Task details - The listing below holds pictures; exclude them. Return exactly the lines from the one with "Generate a Python" through the one with "3.7, 1.6, 1.06]".

Stored rows -
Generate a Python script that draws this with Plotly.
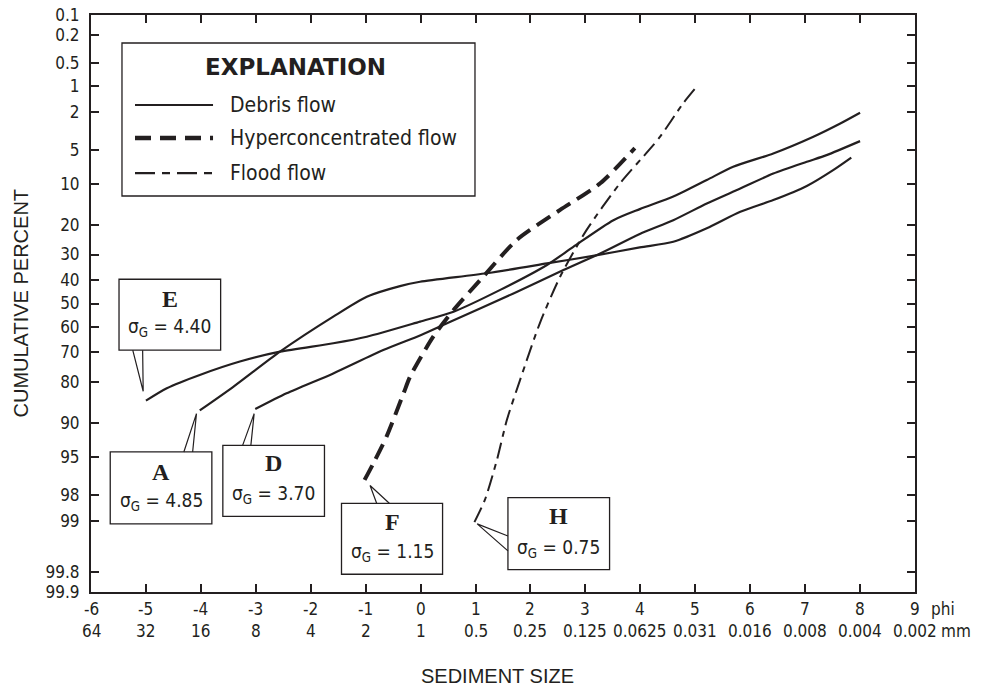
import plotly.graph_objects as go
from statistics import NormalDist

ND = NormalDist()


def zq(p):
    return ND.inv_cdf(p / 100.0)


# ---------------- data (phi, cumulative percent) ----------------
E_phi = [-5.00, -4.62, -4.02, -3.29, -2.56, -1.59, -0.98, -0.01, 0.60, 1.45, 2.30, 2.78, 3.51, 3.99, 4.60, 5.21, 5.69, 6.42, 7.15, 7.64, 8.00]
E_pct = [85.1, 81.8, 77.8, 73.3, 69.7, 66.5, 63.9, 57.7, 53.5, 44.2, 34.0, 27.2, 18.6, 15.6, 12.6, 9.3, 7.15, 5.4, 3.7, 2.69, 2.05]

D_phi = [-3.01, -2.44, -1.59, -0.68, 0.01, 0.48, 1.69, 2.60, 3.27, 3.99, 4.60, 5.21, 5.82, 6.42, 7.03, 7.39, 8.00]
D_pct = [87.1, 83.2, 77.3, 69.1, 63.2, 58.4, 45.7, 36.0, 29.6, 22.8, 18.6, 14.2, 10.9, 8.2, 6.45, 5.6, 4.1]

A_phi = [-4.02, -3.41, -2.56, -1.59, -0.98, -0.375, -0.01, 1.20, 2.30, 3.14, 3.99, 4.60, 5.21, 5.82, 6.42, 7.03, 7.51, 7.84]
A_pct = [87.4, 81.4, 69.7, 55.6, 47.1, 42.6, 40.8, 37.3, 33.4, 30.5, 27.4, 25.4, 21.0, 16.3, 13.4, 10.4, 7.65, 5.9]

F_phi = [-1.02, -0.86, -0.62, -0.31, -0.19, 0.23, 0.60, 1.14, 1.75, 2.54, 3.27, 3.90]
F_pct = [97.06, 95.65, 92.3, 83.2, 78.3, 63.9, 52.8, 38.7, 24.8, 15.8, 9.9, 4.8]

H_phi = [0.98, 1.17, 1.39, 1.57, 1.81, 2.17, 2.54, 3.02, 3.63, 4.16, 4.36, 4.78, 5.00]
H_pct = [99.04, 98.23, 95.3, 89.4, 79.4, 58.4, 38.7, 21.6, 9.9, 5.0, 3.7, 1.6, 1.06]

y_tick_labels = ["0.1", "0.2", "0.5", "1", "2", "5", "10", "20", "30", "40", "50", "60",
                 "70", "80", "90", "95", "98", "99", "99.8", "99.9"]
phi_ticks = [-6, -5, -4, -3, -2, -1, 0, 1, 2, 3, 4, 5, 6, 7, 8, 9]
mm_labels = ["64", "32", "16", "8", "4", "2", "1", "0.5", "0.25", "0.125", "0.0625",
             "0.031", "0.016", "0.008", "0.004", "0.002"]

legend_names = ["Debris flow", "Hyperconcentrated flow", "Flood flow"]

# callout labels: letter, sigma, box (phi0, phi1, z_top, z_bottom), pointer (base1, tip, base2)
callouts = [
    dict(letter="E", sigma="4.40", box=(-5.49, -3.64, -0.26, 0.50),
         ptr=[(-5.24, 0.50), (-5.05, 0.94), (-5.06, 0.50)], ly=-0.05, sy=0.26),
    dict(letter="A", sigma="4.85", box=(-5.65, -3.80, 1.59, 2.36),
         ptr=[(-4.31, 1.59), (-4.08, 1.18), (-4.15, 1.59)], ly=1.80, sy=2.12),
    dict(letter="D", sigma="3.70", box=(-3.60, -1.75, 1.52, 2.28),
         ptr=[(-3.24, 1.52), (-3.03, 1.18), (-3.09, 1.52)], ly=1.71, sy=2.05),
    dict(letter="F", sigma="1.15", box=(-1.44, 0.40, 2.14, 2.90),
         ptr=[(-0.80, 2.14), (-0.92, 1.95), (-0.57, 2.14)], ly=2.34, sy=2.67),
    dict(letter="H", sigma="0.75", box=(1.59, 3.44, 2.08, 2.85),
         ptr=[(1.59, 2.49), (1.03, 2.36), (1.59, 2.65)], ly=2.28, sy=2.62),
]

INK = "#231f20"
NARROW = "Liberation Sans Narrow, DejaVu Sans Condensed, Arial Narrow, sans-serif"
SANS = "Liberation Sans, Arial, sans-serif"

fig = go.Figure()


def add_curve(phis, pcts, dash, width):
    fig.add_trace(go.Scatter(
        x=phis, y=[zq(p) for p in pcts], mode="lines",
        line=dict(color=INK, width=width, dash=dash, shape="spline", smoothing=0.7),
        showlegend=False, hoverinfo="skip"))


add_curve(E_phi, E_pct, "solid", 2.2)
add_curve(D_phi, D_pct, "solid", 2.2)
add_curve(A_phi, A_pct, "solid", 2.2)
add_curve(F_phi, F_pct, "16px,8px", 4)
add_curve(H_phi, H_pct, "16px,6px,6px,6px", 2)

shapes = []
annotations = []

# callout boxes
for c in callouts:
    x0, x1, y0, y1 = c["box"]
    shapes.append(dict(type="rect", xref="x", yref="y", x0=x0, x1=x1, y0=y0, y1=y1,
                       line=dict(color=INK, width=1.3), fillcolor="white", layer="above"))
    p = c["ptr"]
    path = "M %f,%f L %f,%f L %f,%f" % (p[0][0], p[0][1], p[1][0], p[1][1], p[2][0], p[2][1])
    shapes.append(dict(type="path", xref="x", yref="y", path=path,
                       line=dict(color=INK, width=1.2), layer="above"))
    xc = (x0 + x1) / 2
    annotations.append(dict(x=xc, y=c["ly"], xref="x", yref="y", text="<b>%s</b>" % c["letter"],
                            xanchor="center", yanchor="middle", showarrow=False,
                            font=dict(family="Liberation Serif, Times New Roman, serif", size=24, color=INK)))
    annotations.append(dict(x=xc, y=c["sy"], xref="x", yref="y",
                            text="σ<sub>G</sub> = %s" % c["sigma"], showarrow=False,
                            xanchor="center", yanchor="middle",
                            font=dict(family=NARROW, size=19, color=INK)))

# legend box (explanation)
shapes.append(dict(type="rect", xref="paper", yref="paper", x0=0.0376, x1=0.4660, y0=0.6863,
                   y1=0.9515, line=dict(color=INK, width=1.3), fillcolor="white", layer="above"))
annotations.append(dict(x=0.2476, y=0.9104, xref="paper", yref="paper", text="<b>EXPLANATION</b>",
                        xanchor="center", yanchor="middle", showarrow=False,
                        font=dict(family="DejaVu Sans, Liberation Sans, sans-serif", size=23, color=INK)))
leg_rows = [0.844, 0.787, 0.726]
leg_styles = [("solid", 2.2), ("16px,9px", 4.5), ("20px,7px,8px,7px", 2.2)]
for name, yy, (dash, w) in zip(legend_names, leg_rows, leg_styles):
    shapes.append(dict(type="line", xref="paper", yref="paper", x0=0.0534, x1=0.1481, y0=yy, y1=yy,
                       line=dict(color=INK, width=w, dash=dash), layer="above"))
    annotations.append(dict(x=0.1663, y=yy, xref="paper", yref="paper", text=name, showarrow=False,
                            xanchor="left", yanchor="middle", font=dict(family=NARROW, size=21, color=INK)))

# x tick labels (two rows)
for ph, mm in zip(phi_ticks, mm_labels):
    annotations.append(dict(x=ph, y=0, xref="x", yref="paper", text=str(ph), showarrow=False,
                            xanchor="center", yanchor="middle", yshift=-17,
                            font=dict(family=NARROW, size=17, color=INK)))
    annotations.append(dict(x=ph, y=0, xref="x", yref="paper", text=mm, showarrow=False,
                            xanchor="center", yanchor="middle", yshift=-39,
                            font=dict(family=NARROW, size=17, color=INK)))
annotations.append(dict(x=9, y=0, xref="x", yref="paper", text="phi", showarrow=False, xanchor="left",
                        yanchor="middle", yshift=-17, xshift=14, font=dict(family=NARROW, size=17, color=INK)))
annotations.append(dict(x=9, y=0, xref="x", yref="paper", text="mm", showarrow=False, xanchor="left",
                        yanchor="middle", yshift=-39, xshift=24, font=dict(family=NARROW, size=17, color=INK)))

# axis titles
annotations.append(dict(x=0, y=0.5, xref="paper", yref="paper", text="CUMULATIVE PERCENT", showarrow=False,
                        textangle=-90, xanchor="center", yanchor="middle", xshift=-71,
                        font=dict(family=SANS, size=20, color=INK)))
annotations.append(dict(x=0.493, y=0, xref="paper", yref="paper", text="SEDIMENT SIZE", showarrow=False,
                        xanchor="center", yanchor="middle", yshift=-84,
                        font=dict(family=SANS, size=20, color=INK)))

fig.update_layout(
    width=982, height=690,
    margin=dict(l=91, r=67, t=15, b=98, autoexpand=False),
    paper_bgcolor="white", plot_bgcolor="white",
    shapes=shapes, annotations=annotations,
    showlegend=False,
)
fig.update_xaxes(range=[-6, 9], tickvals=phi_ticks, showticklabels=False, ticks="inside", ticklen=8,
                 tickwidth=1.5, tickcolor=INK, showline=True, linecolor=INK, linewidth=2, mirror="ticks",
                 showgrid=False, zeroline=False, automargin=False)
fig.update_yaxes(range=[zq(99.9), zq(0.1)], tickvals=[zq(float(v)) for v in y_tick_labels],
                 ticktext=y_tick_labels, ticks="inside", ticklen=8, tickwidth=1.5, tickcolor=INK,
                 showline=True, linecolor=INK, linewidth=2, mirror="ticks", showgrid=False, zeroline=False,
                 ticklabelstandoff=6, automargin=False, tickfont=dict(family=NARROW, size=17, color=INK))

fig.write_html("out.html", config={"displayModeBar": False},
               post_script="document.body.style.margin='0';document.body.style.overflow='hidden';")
...
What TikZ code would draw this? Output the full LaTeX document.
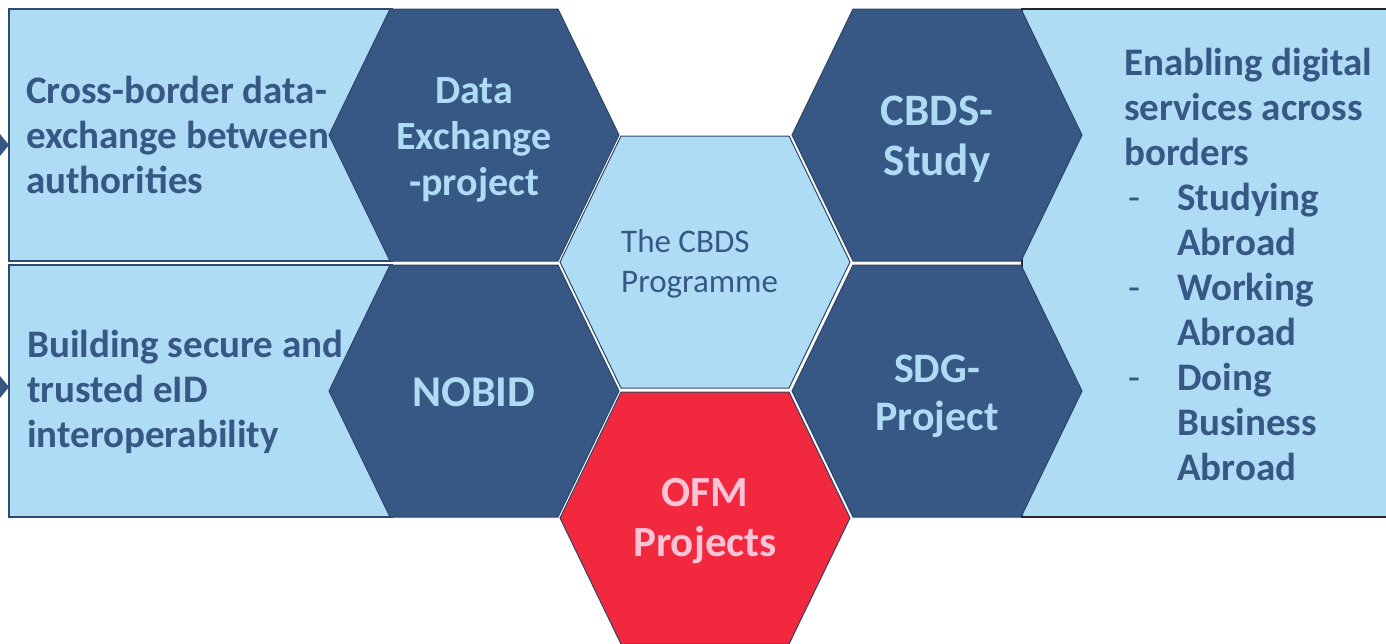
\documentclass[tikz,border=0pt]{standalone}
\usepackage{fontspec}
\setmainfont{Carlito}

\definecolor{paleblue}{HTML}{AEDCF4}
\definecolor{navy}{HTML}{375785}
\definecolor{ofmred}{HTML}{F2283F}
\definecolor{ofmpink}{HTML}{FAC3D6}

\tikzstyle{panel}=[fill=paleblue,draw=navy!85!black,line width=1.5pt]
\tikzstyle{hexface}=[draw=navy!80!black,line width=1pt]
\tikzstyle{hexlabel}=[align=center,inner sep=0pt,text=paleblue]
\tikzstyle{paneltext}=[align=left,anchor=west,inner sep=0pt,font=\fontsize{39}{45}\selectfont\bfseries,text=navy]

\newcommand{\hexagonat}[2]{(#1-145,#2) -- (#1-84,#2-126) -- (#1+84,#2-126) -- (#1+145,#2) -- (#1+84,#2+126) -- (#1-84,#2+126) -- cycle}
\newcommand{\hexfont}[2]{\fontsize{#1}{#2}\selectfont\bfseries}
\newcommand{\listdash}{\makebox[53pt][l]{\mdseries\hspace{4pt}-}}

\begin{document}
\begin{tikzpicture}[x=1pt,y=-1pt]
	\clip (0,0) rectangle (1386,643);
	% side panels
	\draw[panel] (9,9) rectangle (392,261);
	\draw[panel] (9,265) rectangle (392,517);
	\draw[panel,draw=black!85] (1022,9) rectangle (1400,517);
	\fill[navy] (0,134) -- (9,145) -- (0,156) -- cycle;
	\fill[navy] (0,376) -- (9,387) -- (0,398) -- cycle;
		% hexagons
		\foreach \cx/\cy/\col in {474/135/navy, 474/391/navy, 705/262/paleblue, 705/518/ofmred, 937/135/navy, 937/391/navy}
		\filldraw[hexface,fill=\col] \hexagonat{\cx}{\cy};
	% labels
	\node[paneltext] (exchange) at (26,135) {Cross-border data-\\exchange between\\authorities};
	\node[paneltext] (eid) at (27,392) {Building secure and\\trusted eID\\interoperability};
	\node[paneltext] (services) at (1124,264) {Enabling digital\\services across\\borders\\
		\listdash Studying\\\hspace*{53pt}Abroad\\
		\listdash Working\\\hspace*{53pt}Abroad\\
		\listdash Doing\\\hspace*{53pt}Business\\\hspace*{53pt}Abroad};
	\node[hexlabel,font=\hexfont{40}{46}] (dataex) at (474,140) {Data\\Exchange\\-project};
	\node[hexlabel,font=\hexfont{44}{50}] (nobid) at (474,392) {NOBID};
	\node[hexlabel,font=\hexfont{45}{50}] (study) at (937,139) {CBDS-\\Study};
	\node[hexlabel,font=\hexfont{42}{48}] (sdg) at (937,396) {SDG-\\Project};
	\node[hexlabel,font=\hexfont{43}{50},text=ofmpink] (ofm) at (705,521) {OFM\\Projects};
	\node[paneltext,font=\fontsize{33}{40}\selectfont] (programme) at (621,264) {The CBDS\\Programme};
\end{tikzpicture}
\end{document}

Answer in full -
Generate a Python script that draws this with Plotly.
import plotly.graph_objects as go
from statistics import NormalDist

ND = NormalDist()


def zq(p):
    return ND.inv_cdf(p / 100.0)


# ---------------- data (phi, cumulative percent) ----------------
E_phi = [-5.00, -4.62, -4.02, -3.29, -2.56, -1.59, -0.98, -0.01, 0.60, 1.45, 2.30, 2.78, 3.51, 3.99, 4.60, 5.21, 5.69, 6.42, 7.15, 7.64, 8.00]
E_pct = [85.1, 81.8, 77.8, 73.3, 69.7, 66.5, 63.9, 57.7, 53.5, 44.2, 34.0, 27.2, 18.6, 15.6, 12.6, 9.3, 7.15, 5.4, 3.7, 2.69, 2.05]

D_phi = [-3.01, -2.44, -1.59, -0.68, 0.01, 0.48, 1.69, 2.60, 3.27, 3.99, 4.60, 5.21, 5.82, 6.42, 7.03, 7.39, 8.00]
D_pct = [87.1, 83.2, 77.3, 69.1, 63.2, 58.4, 45.7, 36.0, 29.6, 22.8, 18.6, 14.2, 10.9, 8.2, 6.45, 5.6, 4.1]

A_phi = [-4.02, -3.41, -2.56, -1.59, -0.98, -0.375, -0.01, 1.20, 2.30, 3.14, 3.99, 4.60, 5.21, 5.82, 6.42, 7.03, 7.51, 7.84]
A_pct = [87.4, 81.4, 69.7, 55.6, 47.1, 42.6, 40.8, 37.3, 33.4, 30.5, 27.4, 25.4, 21.0, 16.3, 13.4, 10.4, 7.65, 5.9]

F_phi = [-1.02, -0.86, -0.62, -0.31, -0.19, 0.23, 0.60, 1.14, 1.75, 2.54, 3.27, 3.90]
F_pct = [97.06, 95.65, 92.3, 83.2, 78.3, 63.9, 52.8, 38.7, 24.8, 15.8, 9.9, 4.8]

H_phi = [0.98, 1.17, 1.39, 1.57, 1.81, 2.17, 2.54, 3.02, 3.63, 4.16, 4.36, 4.78, 5.00]
H_pct = [99.04, 98.23, 95.3, 89.4, 79.4, 58.4, 38.7, 21.6, 9.9, 5.0, 3.7, 1.6, 1.06]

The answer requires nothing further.